Validate

Validation of Sanitation

Effective cleaning is a pre-requisite for effective sanitation, as it is almost impossible to sanitise a dirty surface. A "validated as effective" sanitation scheme is considered important for a particular use because there are a number of factors that can influence a sanitising chemical's kill effectiveness. Factors which affect kill effectiveness includes: contact time, chemical concentration, temperature and the presence of neutralising chemicals. For example, areas with high iron content in water can't use some chlorine-based sanitisers without experiencing precipitation problems which effectively lower the sanitiser concentration and require longer contact times. Iodine based sanitisers rapidly lose activity at alkali pH not much greater than pH 7 and so can't be effectively used on surfaces which could have alkali residue from (for example) a previous cleaning chemical.

It is important that growers (or their chemical suppliers) undertake some basic testing to ensure that the sanitising chemicals that they are using are suited to the application they are being used for. In many cases, the chemical manufacturer will already have undertaken the required testing as part of their 'due diligence' before bringing their product to market. In such cases, obtaining the required validation data might be little more than a paper filing exercise.

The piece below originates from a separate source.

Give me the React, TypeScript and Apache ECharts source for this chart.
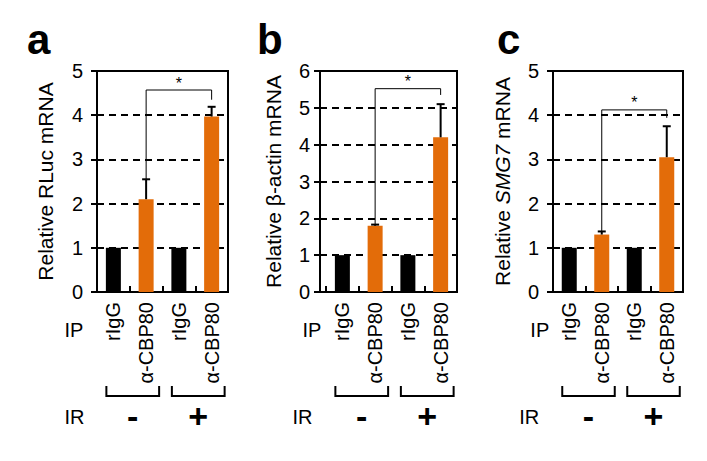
import React, { useEffect, useRef } from "react";
import * as echarts from "echarts";

const FONT = '"Liberation Sans", Arial, Helvetica, sans-serif';
const ORANGE = "#E36C09";

// ---- data ----
const categories = ["rIgG", "α-CBP80", "rIgG", "α-CBP80"];
const barColors = ["#000000", ORANGE, "#000000", ORANGE];

const panelLetters = ["a", "b", "c"];
const yAxisTitles = ["Relative RLuc mRNA", "Relative β-actin mRNA", "Relative {i|SMG7} mRNA"];
const yMaxValues = [5, 6, 5];

const rlucValues = [1, 2.1, 1, 3.97];
const rlucErrors = [0, 0.45, 0, 0.22];
const actinValues = [1, 1.8, 1, 4.2];
const actinErrors = [0, 0.03, 0, 0.9];
const smg7Values = [1, 1.3, 1, 3.05];
const smg7Errors = [0, 0.07, 0, 0.7];

// significance brackets: [leftCategory, rightCategory, bracketLevel, leftEnd, rightEnd]
const rlucBracket = [1, 3, 4.57, 2.55, 4.35];
const actinBracket = [1, 3, 5.52, 1.84, 5.35];
const smg7Bracket = [1, 3, 4.12, 1.38, 3.94];
const significanceMark = "*";

const ipLabel = "IP";
const irLabel = "IR";
const irGroups = ["-", "+"];

const panelValues = [rlucValues, actinValues, smg7Values];
const panelErrors = [rlucErrors, actinErrors, smg7Errors];
const panelBrackets = [rlucBracket, actinBracket, smg7Bracket];

// ---- layout (pixels) ----
const layout = [
  { frameLeft: 97, frameWidth: 131, dataLeft: 97, dataWidth: 131, labelMargin: 14, nameGap: 41, ipDx: -30, irDx: -29, letterX: 27 },
  { frameLeft: 320, frameWidth: 137, dataLeft: 326, dataWidth: 131, labelMargin: 10, nameGap: 36, ipDx: -21, irDx: -30, letterX: 257 },
  { frameLeft: 553, frameWidth: 130, dataLeft: 553, dataWidth: 130, labelMargin: 14, nameGap: 40, ipDx: -20, irDx: -30, letterX: 497 },
];
const TOP = 71;
const HEIGHT = 221;

function buildOption() {
  const grid: any[] = [];
  const xAxis: any[] = [];
  const yAxis: any[] = [];
  const series: any[] = [];

  layout.forEach((L, p) => {
    const fi = 2 * p;
    const di = 2 * p + 1;
    grid.push({ left: L.frameLeft, top: TOP, width: L.frameWidth, height: HEIGHT, show: true, borderColor: "#000", borderWidth: 2, backgroundColor: "transparent" });
    grid.push({ left: L.dataLeft, top: TOP, width: L.dataWidth, height: HEIGHT, show: false });

    xAxis.push({ type: "value", gridIndex: fi, show: false, min: 0, max: 1 });
    xAxis.push({
      type: "category",
      gridIndex: di,
      data: categories,
      axisLine: { show: true, lineStyle: { color: "#000", width: 2 } },
      axisTick: { show: true, inside: true, length: 6, lineStyle: { color: "#000", width: 2 } },
      axisLabel: { rotate: 90, margin: 10, fontSize: 20, fontFamily: FONT, color: "#000", interval: 0 },
      splitLine: { show: false },
    });

    yAxis.push({
      type: "value",
      gridIndex: fi,
      min: 0,
      max: yMaxValues[p],
      interval: 1,
      name: yAxisTitles[p],
      nameLocation: "middle",
      nameRotate: 90,
      nameGap: L.nameGap,
      nameTextStyle: {
        fontSize: 21,
        fontFamily: FONT,
        color: "#000",
        rich: { i: { fontSize: 21, fontFamily: FONT, color: "#000", fontStyle: "italic" } },
      },
      axisLine: { show: true, lineStyle: { color: "#000", width: 2 } },
      axisTick: { show: true, inside: false, length: 6, lineStyle: { color: "#000", width: 2 } },
      axisLabel: { margin: L.labelMargin, fontSize: 20, fontFamily: FONT, color: "#000" },
      splitLine: { show: true, lineStyle: { color: "#000", width: 1.8, type: [7, 5] } },
    });
    yAxis.push({ type: "value", gridIndex: di, show: false, min: 0, max: yMaxValues[p], interval: 1, splitLine: { show: false } });

    series.push({
      type: "bar",
      xAxisIndex: di,
      yAxisIndex: di,
      barWidth: 15,
      data: panelValues[p].map((v, i) => ({ value: v, itemStyle: { color: barColors[i] } })),
      z: 2,
    });

    series.push({
      type: "custom",
      xAxisIndex: di,
      yAxisIndex: di,
      z: 3,
      data: panelValues[p].map((v, i) => [i, v, panelErrors[p][i]]),
      renderItem: (params: any, api: any) => {
        const x = api.value(0);
        const v = api.value(1);
        const e = api.value(2);
        if (!e) return { type: "group", children: [] };
        const p0 = api.coord([x, v]);
        const p1 = api.coord([x, v + e]);
        return {
          type: "group",
          children: [
            { type: "line", shape: { x1: p0[0], y1: p0[1], x2: p1[0], y2: p1[1] }, style: { stroke: "#000", lineWidth: 2 } },
            { type: "line", shape: { x1: p1[0] - 4, y1: p1[1], x2: p1[0] + 4, y2: p1[1] }, style: { stroke: "#000", lineWidth: 2 } },
          ],
        };
      },
    });

    series.push({
      type: "custom",
      xAxisIndex: di,
      yAxisIndex: di,
      z: 4,
      data: [panelBrackets[p]],
      renderItem: (params: any, api: any) => {
        const l = api.value(0);
        const r = api.value(1);
        const lvl = api.value(2);
        const lb = api.value(3);
        const rb = api.value(4);
        const a = api.coord([l, lb]);
        const b = api.coord([l, lvl]);
        const c = api.coord([r, lvl]);
        const d = api.coord([r, rb]);
        return {
          type: "group",
          children: [
            { type: "polyline", shape: { points: [a, b, c, d] }, style: { stroke: "#000", lineWidth: 1, fill: null } },
            {
              type: "text",
              style: { text: significanceMark, x: (b[0] + c[0]) / 2, y: b[1] - 7, fill: "#000", font: `16px ${FONT}`, align: "center", verticalAlign: "middle" },
            },
          ],
        };
      },
    });

    series.push({
      type: "custom",
      xAxisIndex: di,
      yAxisIndex: di,
      z: 4,
      clip: false,
      data: [[0, 0]],
      renderItem: (params: any, api: any) => {
        const c = (i: number) => api.coord([i, 0]);
        const y0 = c(0)[1];
        const children: any[] = [];
        [0, 2].forEach((g, gi) => {
          const x1 = c(g)[0] - 7;
          const x2 = c(g + 1)[0] + 13;
          children.push({
            type: "polyline",
            shape: { points: [[x1, y0 + 94], [x1, y0 + 104], [x2, y0 + 104], [x2, y0 + 94]] },
            style: { stroke: "#000", lineWidth: 2, fill: null },
          });
          children.push({
            type: "text",
            style: { text: irGroups[gi], x: (x1 + x2) / 2, y: y0 + 124, fill: "#000", font: `bold 34px ${FONT}`, align: "center", verticalAlign: "middle" },
          });
        });
        children.push({
          type: "text",
          style: { text: ipLabel, x: c(0)[0] + layout[p].ipDx, y: y0 + 38, fill: "#000", font: `20px ${FONT}`, align: "right", verticalAlign: "middle" },
        });
        children.push({
          type: "text",
          style: { text: irLabel, x: c(0)[0] + layout[p].irDx, y: y0 + 125, fill: "#000", font: `20px ${FONT}`, align: "right", verticalAlign: "middle" },
        });
        return { type: "group", children };
      },
    });
  });

  const graphic = panelLetters.map((t, p) => ({
    type: "text",
    left: layout[p].letterX,
    top: 18,
    style: { text: t, font: `bold 42px ${FONT}`, fill: "#000" },
  }));

  return {
    animation: false,
    backgroundColor: "#fff",
    grid,
    xAxis,
    yAxis,
    series,
    graphic,
  };
}

export default function App() {
  const ref = useRef<HTMLDivElement>(null);
  useEffect(() => {
    if (!ref.current) return;
    const chart = echarts.init(ref.current, null, { renderer: "svg" });
    chart.setOption(buildOption() as any);
    return () => chart.dispose();
  }, []);
  return <div ref={ref} style={{ position: "fixed", left: 0, top: 0, width: 707, height: 461, background: "#fff" }} />;
}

For those growers that need to undertake verification for themselves, the following information may be helpful. The purpose of the validation is to show (or not show) that the sanitiser that is being used is effectively killing bacteria and other microorganisms on tools, harvesting equipment and food contact surfaces. 

The traditional way to demonstrate an effect is to take microbiological samples from different parts of surfaces before and after the sanitising treatment and compare the counts of indicator bacteria. Any decision for appropriate indicators to use lies with growers; but likely candidates are total aerobic counts or Enterobacteriaceae for general hygiene and E. coli for surfaces with the potential to be contaminated by faecal material. What constitutes an effective reduction in indicator numbers is again something that should be decided by growers. General information on comparing reductions in bacterial numbers using statistical methods is available on the help page dealing with the validation of sanitisers.

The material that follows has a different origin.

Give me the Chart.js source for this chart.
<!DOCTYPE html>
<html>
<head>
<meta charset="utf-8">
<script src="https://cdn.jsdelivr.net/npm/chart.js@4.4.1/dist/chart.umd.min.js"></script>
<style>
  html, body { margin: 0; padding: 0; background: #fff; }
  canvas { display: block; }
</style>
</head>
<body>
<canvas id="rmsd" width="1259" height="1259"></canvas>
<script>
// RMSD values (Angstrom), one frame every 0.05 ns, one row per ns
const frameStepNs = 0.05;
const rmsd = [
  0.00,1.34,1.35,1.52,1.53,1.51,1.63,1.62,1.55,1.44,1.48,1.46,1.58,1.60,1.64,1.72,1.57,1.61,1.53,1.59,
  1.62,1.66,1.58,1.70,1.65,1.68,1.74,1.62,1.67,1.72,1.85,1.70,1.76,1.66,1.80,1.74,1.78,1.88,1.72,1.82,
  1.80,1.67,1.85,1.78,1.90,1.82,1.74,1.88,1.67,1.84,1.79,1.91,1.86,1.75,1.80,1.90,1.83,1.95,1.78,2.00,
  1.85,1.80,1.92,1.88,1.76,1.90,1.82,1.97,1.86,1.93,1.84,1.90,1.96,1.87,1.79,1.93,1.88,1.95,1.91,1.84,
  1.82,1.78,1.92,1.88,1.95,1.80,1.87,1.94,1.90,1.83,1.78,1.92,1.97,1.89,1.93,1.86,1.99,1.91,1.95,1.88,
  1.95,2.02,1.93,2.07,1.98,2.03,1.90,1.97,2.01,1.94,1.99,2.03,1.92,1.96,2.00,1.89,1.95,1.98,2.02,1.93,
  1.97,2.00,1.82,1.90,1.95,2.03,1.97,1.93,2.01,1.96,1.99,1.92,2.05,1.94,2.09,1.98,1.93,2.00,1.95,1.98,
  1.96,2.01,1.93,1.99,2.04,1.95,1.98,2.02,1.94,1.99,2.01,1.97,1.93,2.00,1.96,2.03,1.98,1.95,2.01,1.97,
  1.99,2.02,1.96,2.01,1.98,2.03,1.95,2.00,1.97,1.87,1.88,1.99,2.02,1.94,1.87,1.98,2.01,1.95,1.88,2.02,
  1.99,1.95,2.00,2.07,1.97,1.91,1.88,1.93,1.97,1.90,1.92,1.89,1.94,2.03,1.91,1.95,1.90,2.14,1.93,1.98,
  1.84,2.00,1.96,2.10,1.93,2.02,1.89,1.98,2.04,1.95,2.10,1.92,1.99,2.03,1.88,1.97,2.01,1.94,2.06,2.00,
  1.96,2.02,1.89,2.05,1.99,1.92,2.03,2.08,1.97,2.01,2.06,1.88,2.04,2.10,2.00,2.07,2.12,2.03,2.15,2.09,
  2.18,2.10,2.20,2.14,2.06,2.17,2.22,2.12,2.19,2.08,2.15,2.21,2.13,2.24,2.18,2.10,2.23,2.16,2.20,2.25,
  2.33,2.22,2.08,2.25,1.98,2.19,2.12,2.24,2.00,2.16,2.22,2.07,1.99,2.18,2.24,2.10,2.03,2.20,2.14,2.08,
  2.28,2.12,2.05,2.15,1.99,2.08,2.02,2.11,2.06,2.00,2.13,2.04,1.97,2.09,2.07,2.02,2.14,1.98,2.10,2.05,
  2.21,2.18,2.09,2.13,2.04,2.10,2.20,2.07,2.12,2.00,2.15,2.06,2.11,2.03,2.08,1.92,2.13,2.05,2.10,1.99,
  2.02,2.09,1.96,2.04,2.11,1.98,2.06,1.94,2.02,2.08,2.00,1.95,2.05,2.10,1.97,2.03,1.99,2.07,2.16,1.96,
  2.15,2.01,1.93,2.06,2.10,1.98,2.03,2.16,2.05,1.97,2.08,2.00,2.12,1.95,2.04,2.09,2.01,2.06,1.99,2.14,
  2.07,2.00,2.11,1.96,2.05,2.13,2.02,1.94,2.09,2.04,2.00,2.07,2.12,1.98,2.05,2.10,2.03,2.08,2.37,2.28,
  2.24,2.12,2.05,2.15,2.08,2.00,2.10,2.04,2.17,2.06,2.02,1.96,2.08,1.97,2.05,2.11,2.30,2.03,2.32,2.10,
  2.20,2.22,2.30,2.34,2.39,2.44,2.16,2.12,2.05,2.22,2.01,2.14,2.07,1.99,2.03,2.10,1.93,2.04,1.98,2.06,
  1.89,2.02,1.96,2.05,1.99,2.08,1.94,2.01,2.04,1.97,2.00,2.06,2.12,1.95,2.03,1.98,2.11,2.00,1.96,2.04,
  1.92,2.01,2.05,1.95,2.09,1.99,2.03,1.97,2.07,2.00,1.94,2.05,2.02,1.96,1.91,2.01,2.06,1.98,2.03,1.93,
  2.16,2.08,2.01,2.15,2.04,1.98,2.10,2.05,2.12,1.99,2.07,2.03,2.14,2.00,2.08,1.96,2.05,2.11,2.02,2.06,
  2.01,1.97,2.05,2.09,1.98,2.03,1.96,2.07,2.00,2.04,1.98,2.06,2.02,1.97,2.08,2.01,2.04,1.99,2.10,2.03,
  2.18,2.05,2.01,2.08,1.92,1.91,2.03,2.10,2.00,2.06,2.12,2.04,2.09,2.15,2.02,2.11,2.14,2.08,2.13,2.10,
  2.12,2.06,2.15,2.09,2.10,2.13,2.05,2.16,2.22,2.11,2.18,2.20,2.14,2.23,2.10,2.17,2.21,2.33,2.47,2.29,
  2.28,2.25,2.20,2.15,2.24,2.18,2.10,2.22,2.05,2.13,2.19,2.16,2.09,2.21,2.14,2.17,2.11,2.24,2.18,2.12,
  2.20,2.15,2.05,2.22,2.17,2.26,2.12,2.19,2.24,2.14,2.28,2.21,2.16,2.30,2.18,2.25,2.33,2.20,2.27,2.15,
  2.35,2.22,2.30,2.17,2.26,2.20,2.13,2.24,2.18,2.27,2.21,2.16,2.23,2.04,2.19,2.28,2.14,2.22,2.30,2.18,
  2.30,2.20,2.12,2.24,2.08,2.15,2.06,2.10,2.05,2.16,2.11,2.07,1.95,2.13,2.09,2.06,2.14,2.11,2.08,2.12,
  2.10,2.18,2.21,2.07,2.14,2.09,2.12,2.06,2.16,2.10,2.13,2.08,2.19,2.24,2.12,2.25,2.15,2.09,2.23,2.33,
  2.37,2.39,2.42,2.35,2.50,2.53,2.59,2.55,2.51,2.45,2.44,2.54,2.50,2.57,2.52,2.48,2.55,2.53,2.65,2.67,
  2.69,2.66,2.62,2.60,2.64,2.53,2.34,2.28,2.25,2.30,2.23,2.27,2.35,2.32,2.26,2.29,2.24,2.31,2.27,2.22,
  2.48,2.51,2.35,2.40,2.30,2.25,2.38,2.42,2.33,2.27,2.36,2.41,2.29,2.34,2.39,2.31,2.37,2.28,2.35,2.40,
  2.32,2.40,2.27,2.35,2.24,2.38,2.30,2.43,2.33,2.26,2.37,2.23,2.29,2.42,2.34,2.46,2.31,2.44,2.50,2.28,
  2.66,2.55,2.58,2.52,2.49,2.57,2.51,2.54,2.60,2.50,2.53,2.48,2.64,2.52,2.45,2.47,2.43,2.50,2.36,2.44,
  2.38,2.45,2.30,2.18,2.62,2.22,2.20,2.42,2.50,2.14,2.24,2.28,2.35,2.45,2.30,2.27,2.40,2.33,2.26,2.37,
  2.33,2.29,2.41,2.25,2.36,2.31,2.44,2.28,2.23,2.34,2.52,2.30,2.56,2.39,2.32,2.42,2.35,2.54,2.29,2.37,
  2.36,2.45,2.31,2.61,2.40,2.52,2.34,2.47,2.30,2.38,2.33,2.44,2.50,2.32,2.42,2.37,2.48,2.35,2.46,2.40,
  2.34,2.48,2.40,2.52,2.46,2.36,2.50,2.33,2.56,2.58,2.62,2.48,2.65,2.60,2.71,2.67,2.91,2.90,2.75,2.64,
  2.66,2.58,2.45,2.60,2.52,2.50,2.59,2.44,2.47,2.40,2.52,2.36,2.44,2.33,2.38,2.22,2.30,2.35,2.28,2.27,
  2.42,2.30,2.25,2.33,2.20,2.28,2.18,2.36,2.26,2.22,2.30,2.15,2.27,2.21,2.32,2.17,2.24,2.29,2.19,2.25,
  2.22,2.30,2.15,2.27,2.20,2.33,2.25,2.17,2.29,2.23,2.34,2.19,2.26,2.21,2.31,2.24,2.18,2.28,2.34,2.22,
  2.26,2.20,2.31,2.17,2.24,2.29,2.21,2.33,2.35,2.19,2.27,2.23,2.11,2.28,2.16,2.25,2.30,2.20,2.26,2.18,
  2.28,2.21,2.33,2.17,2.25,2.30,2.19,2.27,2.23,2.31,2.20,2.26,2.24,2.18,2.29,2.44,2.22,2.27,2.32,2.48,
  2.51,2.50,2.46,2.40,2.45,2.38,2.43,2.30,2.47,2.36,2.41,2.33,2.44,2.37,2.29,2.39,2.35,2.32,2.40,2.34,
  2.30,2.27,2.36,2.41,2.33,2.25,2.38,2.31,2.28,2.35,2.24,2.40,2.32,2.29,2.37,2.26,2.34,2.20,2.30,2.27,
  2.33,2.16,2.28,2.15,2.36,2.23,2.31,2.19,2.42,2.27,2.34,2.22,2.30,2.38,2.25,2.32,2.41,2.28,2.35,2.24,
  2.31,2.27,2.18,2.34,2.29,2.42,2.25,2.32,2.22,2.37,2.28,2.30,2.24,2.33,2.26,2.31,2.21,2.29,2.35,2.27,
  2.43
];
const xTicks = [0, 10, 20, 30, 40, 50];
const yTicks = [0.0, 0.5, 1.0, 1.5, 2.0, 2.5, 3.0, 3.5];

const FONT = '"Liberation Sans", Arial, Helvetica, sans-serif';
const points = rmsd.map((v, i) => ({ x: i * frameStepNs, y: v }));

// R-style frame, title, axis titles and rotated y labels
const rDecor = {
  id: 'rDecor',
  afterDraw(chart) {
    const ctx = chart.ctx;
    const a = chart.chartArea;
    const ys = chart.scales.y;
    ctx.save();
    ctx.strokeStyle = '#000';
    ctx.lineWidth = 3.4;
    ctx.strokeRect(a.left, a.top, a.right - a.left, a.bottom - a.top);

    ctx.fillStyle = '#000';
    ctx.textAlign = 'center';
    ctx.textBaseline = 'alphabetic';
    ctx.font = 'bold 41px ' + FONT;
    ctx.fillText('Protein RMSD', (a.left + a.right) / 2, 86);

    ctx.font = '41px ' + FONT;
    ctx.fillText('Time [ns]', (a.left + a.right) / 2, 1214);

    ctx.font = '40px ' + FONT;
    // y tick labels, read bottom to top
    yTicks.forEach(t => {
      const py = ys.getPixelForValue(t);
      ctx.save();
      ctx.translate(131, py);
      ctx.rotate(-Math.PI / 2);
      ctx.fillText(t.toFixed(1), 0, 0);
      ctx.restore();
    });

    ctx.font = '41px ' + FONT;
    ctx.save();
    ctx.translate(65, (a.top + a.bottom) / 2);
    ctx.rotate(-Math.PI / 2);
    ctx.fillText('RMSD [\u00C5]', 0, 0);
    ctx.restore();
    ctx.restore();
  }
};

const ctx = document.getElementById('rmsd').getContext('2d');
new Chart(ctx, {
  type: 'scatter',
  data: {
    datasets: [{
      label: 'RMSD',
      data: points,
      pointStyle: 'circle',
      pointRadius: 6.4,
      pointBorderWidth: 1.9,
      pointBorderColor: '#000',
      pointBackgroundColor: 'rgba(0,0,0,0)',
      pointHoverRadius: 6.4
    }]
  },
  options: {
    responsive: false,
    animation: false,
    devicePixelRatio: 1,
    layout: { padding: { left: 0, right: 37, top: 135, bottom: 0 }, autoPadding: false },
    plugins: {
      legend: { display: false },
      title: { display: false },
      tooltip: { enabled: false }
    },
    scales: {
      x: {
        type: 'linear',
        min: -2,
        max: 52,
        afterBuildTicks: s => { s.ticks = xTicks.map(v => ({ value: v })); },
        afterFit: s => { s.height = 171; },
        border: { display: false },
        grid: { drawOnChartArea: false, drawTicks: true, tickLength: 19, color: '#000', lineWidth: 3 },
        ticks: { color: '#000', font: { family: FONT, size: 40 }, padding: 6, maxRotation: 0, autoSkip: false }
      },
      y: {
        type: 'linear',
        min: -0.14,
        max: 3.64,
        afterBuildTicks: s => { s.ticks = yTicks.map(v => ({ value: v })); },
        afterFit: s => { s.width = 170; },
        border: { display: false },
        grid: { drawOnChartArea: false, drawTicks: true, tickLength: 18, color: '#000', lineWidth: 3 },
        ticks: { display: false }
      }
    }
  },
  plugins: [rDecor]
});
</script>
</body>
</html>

When undertaking a verification of sanitiser effectiveness, it is important to try and mimic what generally happens in a growing environment as closely as possible. It is also important that the surface being sanitised is visibly clean.

Changing a chemical's concentration or using a new type of sanitising chemical requires a new validation to be undertaken.

Further reading with far greater detail on how to validate a sanitising chemical for use in a food harvest or packhouse environment can be found in the International Standard ISO 1276:2019.